California introduces bill to legalize driverless cars

Flying autos may still be something of a pipe dream, but letting you car handle your morning commute is coming closer and closer to reality. California legislators seem as eager to embrace this future as we are: a new bill has been introduced in the state legislature to formally legalize driverless cars and the testing of same on California roads, according to the San Francisco Chronicle. The bill entered the state senate on the same day that the neighboring Nevada is beginning to allow companies to apply for a permit to test out self-driving cars on the open road.

The bill is sponsored by State Senator Alex Padilla, who is a trained mechanical engineer. One of the more tricky hurdles that innovators have to jump is the unsure legal situation – in the United States, anything that isn't explicitly illegal is usually fair game, and firms like California's own Google have been using this fact to test self-driving cars on public roads with humans riding along as fleshy backups. Google's autonomous Prius concepts, equipped with computer-controlled gas, brakes and steering mechanisms aided by GPS, cameras and dozens of other sensor systems, have already logged over 200,000 miles on public roads.

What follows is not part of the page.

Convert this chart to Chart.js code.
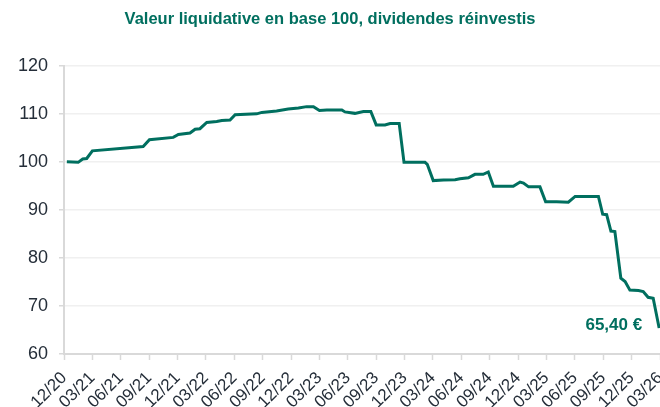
<!DOCTYPE html>
<html>
<head>
<meta charset="utf-8">
<script src="https://cdn.jsdelivr.net/npm/chart.js@4/dist/chart.umd.min.js"></script>
<style>
  html, body { margin: 0; padding: 0; background: #ffffff; }
  #wrap { width: 660px; height: 407px; position: relative; }
</style>
</head>
<body>
<div id="wrap"><canvas id="c"></canvas></div>
<script>
// Quarter tick labels (x axis), one per quarter from 12/20 to 03/26
const quarterLabels = ['12/20','03/21','06/21','09/21','12/21','03/22','06/22','09/22','12/22','03/23','06/23','09/23','12/23','03/24','06/24','09/24','12/24','03/25','06/25','09/25','12/25','03/26'];

// Time position of each reading, in quarters elapsed since 12/20
const quartersSinceStart = [0.1, 0.50, 0.66, 0.80, 1.00, 2.79, 3.01, 3.85, 4.03, 4.44, 4.62, 4.79, 5.03, 5.38, 5.56, 5.85, 6.03, 6.79, 6.97, 7.49, 7.90, 8.26, 8.55, 8.79, 9.00, 9.26, 9.79, 9.90, 10.25, 10.55, 10.81, 11.00, 11.31, 11.49, 11.81, 11.98, 12.72, 12.80, 13.01, 13.37, 13.78, 13.95, 14.25, 14.48, 14.77, 14.95, 15.13, 15.83, 16.07, 16.19, 16.37, 16.77, 16.97, 17.36, 17.77, 18.01, 18.83, 18.98, 19.12, 19.27, 19.41, 19.62, 19.77, 19.94, 20.24, 20.41, 20.58, 20.76, 20.97];

// Net asset value, base 100, dividends reinvested
const navBase100 = [100.0, 99.9, 100.6, 100.7, 102.3, 103.2, 104.6, 105.1, 105.7, 106.0, 106.8, 106.9, 108.2, 108.4, 108.6, 108.7, 109.8, 110.0, 110.3, 110.6, 111.0, 111.2, 111.5, 111.5, 110.7, 110.8, 110.8, 110.4, 110.1, 110.5, 110.5, 107.7, 107.7, 108.0, 108.0, 99.9, 99.9, 99.5, 96.1, 96.2, 96.3, 96.5, 96.7, 97.4, 97.4, 97.9, 94.9, 94.9, 95.8, 95.6, 94.8, 94.8, 91.7, 91.7, 91.6, 92.8, 92.8, 89.1, 89.0, 85.6, 85.5, 75.8, 75.1, 73.3, 73.2, 73.0, 71.8, 71.6, 65.4];

const yTicks = [60, 70, 80, 90, 100, 110, 120];
const lastValueLabel = '65,40 €';
const titleText = 'Valeur liquidative en base 100, dividendes réinvestis';

const GREEN = '#006f5f';
const AXIS = '#d9d9d9';
const TXT = '#252e39';

const points = quartersSinceStart.map((q, i) => ({ x: q, y: navBase100[i] }));

const lastLabelPlugin = {
  id: 'lastLabel',
  afterDatasetsDraw(chart) {
    const meta = chart.getDatasetMeta(0);
    const last = meta.data[meta.data.length - 1];
    const ctx = chart.ctx;
    ctx.save();
    ctx.font = 'bold 17px "Liberation Sans", Arial, sans-serif';
    ctx.fillStyle = GREEN;
    ctx.textAlign = 'right';
    ctx.textBaseline = 'alphabetic';
    ctx.fillText(lastValueLabel, last.x - 17, last.y + 2);
    ctx.restore();
  }
};

new Chart(document.getElementById('c'), {
  type: 'line',
  data: {
    datasets: [{
      data: points,
      borderColor: GREEN,
      borderWidth: 3,
      pointRadius: 0,
      tension: 0,
      fill: false
    }]
  },
  options: {
    responsive: true,
    maintainAspectRatio: false,
    animation: false,
    layout: { padding: { left: 0, right: 0, top: 0, bottom: 0 } },
    plugins: {
      legend: { display: false },
      tooltip: { enabled: false },
      title: {
        display: true,
        text: titleText,
        color: GREEN,
        font: { family: '"Liberation Sans", Arial, sans-serif', size: 16.5, weight: 'bold' },
        padding: { top: 10, bottom: 36 }
      }
    },
    scales: {
      x: {
        type: 'linear',
        min: 0,
        max: quarterLabels.length - 1,
        afterFit(scale) {
          scale.height = 53;
          scale.paddingRight = 0;
          scale.paddingLeft = 0;
        },
        afterBuildTicks(scale) {
          scale.ticks = quarterLabels.map((_, i) => ({ value: i }));
        },
        ticks: {
          autoSkip: false,
          maxRotation: 45,
          minRotation: 45,
          padding: 8,
          color: TXT,
          font: { family: '"Liberation Sans", Arial, sans-serif', size: 17 },
          callback: (v) => quarterLabels[v]
        },
        grid: {
          drawOnChartArea: false,
          drawTicks: true,
          tickLength: 6,
          tickColor: AXIS,
          tickWidth: 1.5
        },
        border: { display: true, color: AXIS, width: 2 }
      },
      y: {
        min: 60,
        max: 120,
        afterFit(scale) { scale.width = 64; },
        afterBuildTicks(scale) {
          scale.ticks = yTicks.map(v => ({ value: v }));
        },
        ticks: {
          padding: 11,
          color: TXT,
          font: { family: '"Liberation Sans", Arial, sans-serif', size: 18 }
        },
        grid: {
          color: '#f0f0f0',
          lineWidth: 1.5,
          drawTicks: true,
          tickLength: 5,
          tickColor: AXIS
        },
        border: { display: true, color: AXIS, width: 2 }
      }
    }
  },
  plugins: [lastLabelPlugin]
});
</script>
</body>
</html>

Legislation wouldn't just be a way of granting state approval for the programs: it's also a way for the DMV to enforce its own set of safety standards. The bill models California's currently theoretical system after Nevada's, issuing testing licences after applicants' machines have spent 10,000 miles on private tracks and requiring two operators in a testing vehicle. Similar proposals are currently in effect in Florida, Hawaii and Oklahoma.